Il a longtemps joui d'une exceptionnelle popularité et il a su faire en sorte de tirer tout le profit – pour l'essentiel mérité - de la réussite de la « transition » pacifique espagnole de la dictature à l'État de droit, incarné par la royauté constitutionnelle.
Une remarquable habileté de communiquant, une sympathie réelle ont fait le reste.
Mais cela demandait une grande modestie et une grande prudence, qu'il a progressivement perdue. Et les « pépins » se sont accumulés.
Pour ne citer que quelques-uns, qui ont choqué l'opinion espagnole, une « amie » allemande, Madame Corrinna Sayn-Wittgenstein, à la réputation quelque peu sulfureuse, un peu trop bien et un peu trop chèrement traitée alors qu'elle n'a jamais eu la moindre fonction légale. Malgré cela, Corrina serait ouvertement intervenue dans des négociations économiques ou politiques extérieures de l'Espagne.
Sa présence est devenue trop visible et de plus en plus coûteuse, sans parler de l'exposition médiatique du Roi et son « amie » contraire aux intérêts espagnols. Par exemple, lorsqu'elle l'accompagnait lors de la chasse aux éléphants au Botswana, qui l'ont vu se briser une fois de plus la hanche et être contraint, malgré les opérations successives à se traîner lamentablement et en privé et en public.

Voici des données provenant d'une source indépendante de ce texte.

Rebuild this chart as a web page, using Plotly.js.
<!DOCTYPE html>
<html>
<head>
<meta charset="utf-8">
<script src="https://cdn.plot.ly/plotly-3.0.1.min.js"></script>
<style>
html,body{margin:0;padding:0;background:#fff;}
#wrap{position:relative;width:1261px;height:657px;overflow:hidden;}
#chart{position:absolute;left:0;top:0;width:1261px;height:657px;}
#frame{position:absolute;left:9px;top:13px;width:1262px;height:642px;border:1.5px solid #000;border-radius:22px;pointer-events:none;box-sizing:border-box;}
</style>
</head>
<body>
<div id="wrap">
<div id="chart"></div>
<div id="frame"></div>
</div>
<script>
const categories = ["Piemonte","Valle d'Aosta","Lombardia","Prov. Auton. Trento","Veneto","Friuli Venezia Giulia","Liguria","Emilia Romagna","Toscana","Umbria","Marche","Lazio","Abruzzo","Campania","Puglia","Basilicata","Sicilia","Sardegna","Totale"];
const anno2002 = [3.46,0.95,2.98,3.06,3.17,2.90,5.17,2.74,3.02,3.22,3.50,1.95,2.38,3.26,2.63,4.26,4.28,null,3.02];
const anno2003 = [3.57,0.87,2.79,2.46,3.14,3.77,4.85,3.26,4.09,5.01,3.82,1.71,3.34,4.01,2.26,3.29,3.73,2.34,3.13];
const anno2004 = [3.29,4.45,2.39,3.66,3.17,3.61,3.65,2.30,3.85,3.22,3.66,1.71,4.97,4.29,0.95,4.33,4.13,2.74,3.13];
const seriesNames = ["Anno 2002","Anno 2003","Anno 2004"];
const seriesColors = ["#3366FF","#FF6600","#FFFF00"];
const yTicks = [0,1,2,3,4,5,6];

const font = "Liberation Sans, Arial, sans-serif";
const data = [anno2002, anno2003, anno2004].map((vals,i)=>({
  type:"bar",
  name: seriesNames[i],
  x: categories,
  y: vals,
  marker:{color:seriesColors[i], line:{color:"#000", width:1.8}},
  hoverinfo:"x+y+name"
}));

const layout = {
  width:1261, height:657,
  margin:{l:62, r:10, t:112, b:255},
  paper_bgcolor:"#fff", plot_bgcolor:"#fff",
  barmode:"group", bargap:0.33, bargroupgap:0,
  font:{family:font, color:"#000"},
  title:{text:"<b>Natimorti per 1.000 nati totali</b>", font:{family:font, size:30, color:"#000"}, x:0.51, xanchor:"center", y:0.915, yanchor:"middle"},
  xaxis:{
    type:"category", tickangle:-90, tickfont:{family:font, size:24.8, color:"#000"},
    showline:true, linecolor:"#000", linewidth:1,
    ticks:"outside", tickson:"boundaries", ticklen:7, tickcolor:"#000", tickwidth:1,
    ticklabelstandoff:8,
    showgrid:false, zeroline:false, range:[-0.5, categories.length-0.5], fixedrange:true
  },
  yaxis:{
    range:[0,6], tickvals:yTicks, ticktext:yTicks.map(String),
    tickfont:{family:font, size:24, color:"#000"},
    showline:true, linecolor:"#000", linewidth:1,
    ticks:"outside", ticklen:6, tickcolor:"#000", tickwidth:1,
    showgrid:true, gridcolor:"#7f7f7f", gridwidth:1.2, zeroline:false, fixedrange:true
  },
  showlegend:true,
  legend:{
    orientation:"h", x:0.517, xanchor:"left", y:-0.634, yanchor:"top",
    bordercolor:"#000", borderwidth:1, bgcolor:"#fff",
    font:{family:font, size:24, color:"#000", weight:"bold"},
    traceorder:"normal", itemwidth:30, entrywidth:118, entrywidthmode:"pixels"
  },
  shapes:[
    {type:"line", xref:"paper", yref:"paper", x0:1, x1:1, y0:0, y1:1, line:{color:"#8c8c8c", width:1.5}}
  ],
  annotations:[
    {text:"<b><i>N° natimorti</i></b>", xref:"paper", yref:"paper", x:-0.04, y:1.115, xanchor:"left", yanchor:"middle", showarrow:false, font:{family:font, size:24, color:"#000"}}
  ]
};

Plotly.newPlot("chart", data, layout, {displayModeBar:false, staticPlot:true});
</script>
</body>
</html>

D'un autre côté, sa fille Cristina est mariée à un ancien sportif dont les affaires se sont avérées peu orthodoxes ; un scandale de corruption est encore en pleine bataille judiciaire (Noos).
Initialement, l'Infante était considérée comme n'ayant rien à voir avec les affaires de son mari. La suite des enquêtes semble prouver le contraire et elle est aujourd'hui judiciairement accusée d'avoir trompé le fisc... Or le Roi suggérait il y a quelques mois qu'on pourrait laisser l'Infante hors de toute intervention des juges...
Sa chute de popularité a été aussi rapide que l'avait été son ascension. Il lui restait la possibilité d'imiter Béatrix de Hollande et d'abdiquer au profit de son fils, comme le lui conseillaient nombre de ses proches, soucieux de « sauver la monarchie »
Mais la Reine elle-même - qui n'est plus en Espagne à côté du Roi que lorsque le protocole officiel l'exige - répondait en 2008 à une journaliste : « Il n'abdiquera jamais ; il mourra dans son lit royal »
La crise économique et sociale majeure que traverse le pays ; les problèmes que posent la volonté ouverte de sécession de la Catalogne et celle, pour le moment moins franche, du pays basque, exigent une stabilité constitutionnelle que Juan Carlos I n'est plus en mesure de garantir.
Sans aucun atout dans sa main, peut-il continuer à laisser s'écouler le temps sans réagir ? Prendra-t-il le risque de finir dans l'opprobre et d'ajouter une crise institutionnelle de plus à l'Espagne ?
La carte du départ est bien la seule qu'il peut encore tirer. Le fera-t-il ?
Pour le moment, il n'y a pas de réponse.